Arbor Opera Theater taking on audience favorite 'Carmen'
photo courtesy of Arbor Opera Theater
But it’s only now, in year 11, that this Ann Arbor company headed by Artistic Director Shawn McDonald is setting its sights on Bizet’s seductive Gypsy girl and the toreador and soldier who love her. The company presents “Carmen” at Lydia Mendelssohn Theatre June 16-19. The performances, in French with English supertitles, are double cast. Leah Dexter and Joan Peitscher alternate as Carmen; Enrique Pina and Min Jin sing Don Jose. Warren Puffer Jones conducts and Robert Swedberg directs.
“It is a particularly big show,” said McDonald in a phone call, discussing the reasons to wait. “We wanted to make sure we had the resources to do it, especially in terms of chorus. We had to have the reputation in the community to get it done.”
It is a big show to cast, requiring adult and children’s choruses and lots of bit players in addition to the principals. McDonald says the orchestra is biggest in AOT’s history. “We had to increase the orchestra budget by a third,” he said.The show also taxes performers with linguistic demands: the dialog in “Carmen” is spoken, in French, so the singers have to be comfortable dramatically in both spoken sung text.
There are more than 40 adult choristers in Arbor Opera’s production; many of the children singing are from the Ann Arbor Youth Chorale, McDonald said. Auditions for principals drew singers from Ann Arbor and all over the country; the roster for the show reflects that spread.
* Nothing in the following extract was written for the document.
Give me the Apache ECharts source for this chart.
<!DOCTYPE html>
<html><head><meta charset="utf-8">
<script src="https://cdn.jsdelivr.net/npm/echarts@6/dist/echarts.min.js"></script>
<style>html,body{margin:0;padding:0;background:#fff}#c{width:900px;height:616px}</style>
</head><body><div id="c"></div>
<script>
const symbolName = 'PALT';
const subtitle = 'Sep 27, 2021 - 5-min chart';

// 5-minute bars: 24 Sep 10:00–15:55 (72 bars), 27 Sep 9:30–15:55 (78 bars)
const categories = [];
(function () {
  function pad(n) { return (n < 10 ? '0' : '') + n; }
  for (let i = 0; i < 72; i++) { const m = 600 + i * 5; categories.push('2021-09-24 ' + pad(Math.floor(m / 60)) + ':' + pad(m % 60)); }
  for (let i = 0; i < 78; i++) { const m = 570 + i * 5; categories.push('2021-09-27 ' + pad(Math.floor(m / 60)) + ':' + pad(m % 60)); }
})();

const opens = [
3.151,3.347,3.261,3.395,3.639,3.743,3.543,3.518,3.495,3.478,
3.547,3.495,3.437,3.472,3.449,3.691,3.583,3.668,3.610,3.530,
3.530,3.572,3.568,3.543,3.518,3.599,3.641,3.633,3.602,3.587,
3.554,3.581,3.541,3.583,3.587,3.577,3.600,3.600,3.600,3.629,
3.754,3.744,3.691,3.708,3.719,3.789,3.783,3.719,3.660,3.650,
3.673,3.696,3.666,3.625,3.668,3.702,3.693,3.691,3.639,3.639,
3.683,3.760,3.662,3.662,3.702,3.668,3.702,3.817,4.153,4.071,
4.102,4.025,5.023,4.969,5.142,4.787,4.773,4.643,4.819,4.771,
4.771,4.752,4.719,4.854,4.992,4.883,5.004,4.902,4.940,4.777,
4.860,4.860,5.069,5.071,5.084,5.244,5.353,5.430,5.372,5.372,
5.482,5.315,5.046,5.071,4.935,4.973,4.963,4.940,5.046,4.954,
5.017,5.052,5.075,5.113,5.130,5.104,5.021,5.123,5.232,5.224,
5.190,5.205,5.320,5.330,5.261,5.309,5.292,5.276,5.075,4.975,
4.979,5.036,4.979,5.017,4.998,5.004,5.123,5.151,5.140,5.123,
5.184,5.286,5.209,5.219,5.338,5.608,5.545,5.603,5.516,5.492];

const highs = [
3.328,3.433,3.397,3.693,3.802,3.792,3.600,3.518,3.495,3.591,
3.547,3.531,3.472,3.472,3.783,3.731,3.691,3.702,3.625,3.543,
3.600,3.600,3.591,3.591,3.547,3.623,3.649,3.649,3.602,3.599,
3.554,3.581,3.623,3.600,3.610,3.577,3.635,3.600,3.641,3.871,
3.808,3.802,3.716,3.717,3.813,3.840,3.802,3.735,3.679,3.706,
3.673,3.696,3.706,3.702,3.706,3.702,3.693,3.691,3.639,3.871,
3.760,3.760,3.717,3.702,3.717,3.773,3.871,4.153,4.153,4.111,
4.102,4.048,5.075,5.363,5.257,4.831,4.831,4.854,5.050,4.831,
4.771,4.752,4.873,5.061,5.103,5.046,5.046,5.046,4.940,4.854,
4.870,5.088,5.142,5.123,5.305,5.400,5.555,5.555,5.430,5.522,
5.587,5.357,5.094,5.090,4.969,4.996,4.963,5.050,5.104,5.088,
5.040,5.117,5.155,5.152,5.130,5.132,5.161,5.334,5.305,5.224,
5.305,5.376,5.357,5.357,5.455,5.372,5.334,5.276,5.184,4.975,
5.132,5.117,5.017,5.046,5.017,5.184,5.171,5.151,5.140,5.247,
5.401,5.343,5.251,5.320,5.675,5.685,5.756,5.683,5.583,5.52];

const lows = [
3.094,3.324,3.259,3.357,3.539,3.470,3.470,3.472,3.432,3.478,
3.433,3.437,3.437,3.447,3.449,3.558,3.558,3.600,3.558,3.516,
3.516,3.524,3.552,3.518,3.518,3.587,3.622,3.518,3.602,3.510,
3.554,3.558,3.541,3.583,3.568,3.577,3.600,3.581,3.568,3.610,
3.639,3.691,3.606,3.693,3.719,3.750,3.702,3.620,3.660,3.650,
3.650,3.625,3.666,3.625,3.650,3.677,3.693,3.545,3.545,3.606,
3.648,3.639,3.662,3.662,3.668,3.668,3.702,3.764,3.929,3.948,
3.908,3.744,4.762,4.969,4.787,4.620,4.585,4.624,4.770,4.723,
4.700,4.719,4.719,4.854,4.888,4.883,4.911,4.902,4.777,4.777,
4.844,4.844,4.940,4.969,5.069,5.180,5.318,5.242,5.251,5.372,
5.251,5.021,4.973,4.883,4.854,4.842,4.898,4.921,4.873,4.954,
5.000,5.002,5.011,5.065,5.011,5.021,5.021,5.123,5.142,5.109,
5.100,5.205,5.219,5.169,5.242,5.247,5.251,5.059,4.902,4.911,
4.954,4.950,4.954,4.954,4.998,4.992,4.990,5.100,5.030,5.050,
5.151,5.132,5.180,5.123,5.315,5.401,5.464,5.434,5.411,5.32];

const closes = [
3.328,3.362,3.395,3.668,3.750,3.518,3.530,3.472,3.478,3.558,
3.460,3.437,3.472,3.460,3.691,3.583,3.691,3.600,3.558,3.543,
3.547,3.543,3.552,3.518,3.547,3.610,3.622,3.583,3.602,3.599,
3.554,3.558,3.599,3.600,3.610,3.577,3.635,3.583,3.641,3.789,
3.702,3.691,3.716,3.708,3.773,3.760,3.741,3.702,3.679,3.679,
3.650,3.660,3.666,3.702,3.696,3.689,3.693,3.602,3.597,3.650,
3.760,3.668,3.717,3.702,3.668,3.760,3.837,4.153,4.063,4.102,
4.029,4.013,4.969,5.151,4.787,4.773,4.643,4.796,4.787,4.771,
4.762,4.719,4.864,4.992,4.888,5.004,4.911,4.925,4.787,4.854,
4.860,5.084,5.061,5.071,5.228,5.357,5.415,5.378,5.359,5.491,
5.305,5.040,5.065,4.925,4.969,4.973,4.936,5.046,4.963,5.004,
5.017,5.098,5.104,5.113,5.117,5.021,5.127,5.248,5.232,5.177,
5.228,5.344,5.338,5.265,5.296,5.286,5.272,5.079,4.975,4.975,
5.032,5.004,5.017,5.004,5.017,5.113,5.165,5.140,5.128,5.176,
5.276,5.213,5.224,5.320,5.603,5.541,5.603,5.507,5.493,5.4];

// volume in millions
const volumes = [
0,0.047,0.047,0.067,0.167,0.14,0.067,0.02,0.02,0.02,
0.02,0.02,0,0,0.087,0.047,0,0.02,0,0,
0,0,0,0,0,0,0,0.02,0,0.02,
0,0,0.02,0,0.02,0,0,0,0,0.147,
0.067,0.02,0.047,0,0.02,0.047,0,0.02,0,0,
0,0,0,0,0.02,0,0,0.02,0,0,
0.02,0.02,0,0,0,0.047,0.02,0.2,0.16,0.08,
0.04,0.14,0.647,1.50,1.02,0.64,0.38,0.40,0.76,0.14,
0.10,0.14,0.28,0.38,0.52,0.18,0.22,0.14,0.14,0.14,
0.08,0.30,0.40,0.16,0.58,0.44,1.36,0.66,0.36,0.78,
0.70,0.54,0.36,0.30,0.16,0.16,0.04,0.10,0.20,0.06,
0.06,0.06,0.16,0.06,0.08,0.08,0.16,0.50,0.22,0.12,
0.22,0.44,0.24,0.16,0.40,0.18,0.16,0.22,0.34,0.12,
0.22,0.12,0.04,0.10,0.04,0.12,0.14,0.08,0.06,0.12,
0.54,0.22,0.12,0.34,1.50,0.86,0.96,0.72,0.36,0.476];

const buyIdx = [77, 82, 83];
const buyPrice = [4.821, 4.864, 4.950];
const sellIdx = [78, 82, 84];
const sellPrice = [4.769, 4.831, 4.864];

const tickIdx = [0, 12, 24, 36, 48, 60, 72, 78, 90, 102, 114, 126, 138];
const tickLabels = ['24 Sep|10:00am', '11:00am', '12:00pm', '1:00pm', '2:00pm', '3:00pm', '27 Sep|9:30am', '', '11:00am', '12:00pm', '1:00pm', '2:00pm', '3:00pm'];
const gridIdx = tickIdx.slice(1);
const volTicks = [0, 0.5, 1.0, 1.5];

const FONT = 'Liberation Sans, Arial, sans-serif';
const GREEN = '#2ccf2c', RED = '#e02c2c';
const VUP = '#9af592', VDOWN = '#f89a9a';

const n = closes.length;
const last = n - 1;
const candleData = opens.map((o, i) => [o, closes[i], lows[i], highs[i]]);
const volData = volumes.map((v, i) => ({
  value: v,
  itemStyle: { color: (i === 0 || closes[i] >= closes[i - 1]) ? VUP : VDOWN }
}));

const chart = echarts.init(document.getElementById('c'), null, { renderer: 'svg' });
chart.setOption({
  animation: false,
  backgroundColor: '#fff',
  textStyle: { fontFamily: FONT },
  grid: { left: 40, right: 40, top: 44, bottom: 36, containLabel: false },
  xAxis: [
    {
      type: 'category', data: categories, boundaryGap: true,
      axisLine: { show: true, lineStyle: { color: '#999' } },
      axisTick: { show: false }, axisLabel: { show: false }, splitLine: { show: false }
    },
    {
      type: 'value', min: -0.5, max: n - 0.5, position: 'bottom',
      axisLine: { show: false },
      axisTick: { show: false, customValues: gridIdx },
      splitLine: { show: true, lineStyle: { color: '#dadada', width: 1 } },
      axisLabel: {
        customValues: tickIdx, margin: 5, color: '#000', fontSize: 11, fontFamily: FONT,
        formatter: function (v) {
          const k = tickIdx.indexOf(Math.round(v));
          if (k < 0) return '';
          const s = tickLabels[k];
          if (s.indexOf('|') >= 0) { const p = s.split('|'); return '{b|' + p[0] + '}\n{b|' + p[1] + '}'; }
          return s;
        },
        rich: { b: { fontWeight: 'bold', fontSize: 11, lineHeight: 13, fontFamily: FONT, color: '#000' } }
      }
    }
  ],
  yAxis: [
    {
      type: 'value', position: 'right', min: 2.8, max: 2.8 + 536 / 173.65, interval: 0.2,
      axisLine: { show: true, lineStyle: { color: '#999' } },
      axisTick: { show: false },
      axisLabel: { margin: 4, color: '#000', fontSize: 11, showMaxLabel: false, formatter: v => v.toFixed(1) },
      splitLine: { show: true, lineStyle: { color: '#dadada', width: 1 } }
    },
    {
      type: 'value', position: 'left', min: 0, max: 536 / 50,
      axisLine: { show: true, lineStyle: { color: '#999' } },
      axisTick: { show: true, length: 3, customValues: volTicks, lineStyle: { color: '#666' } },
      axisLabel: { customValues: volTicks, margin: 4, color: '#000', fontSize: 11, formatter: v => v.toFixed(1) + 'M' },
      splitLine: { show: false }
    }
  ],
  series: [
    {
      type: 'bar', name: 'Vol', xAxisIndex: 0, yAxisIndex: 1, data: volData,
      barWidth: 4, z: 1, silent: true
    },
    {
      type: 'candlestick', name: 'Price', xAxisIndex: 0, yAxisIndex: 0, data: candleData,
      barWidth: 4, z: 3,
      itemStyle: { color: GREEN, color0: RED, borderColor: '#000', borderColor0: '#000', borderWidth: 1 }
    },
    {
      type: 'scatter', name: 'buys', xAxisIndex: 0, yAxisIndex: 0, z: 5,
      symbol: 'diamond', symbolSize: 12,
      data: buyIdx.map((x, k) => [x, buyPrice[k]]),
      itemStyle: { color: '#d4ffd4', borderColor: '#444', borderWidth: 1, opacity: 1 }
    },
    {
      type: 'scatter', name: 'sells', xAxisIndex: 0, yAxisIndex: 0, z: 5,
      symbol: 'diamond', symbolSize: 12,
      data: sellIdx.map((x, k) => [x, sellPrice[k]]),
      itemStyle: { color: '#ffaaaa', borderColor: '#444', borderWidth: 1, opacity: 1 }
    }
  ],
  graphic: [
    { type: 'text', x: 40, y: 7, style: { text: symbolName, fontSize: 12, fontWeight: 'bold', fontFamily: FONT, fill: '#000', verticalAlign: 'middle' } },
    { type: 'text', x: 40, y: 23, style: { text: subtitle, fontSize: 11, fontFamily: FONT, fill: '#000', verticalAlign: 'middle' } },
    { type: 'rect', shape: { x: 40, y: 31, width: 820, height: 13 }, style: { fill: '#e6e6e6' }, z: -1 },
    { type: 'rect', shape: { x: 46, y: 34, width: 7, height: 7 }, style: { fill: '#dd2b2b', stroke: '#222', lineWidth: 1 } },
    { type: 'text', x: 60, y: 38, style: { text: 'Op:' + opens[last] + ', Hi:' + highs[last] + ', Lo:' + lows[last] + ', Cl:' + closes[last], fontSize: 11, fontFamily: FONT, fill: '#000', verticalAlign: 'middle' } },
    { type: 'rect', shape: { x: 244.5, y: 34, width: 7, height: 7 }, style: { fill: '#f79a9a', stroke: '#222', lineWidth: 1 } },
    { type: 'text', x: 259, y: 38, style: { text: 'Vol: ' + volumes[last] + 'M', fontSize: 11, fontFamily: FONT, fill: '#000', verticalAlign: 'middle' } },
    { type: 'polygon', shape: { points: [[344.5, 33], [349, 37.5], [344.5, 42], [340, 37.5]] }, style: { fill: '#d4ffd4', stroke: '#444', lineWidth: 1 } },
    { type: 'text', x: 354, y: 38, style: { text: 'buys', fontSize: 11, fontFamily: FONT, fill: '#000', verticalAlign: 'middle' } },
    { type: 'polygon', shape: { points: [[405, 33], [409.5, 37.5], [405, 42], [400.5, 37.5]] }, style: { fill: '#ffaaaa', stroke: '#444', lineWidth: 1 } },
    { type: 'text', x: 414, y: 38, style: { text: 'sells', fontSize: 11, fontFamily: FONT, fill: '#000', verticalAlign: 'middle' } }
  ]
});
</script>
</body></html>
The roster also reflects new developments at Arbor Opera this season. For the first time, the company offered modest Studio Artist and Emerging Artist programs—a common feature of larger, well-establish companies across the nation. Arbor Opera’s programs, which were tuition-based, offered coaching, master classes and performance opportunities to singers beginning careers. Former Metropolitan Opera stars Carol Vaness and George Shirley (a distinguished University of Michigan faculty member) coached singers in “La Boheme” roles. Studio artists presented an opera scenes performance; and studio and emerging artists appear in “Carmen,” singing chorus and smaller solo roles. “Each year the caliber of singers we were hearing and bringing in was higher and higher,” said McDonald. “So the singers we were helping before no longer had a place. That’s why we wanted to create educational opportunities for singers at various levels. It’s exciting and it’s going well, and we hope to continue with it.”
It’s also been exciting to have Swedberg, a U-M faculty member who directs opera around the globe, at the dramatic helm. “It’s been a wonderful experience for the singers to have someone who knows their craft so well,” said McDonald. “Directing opera is not something every director can do.”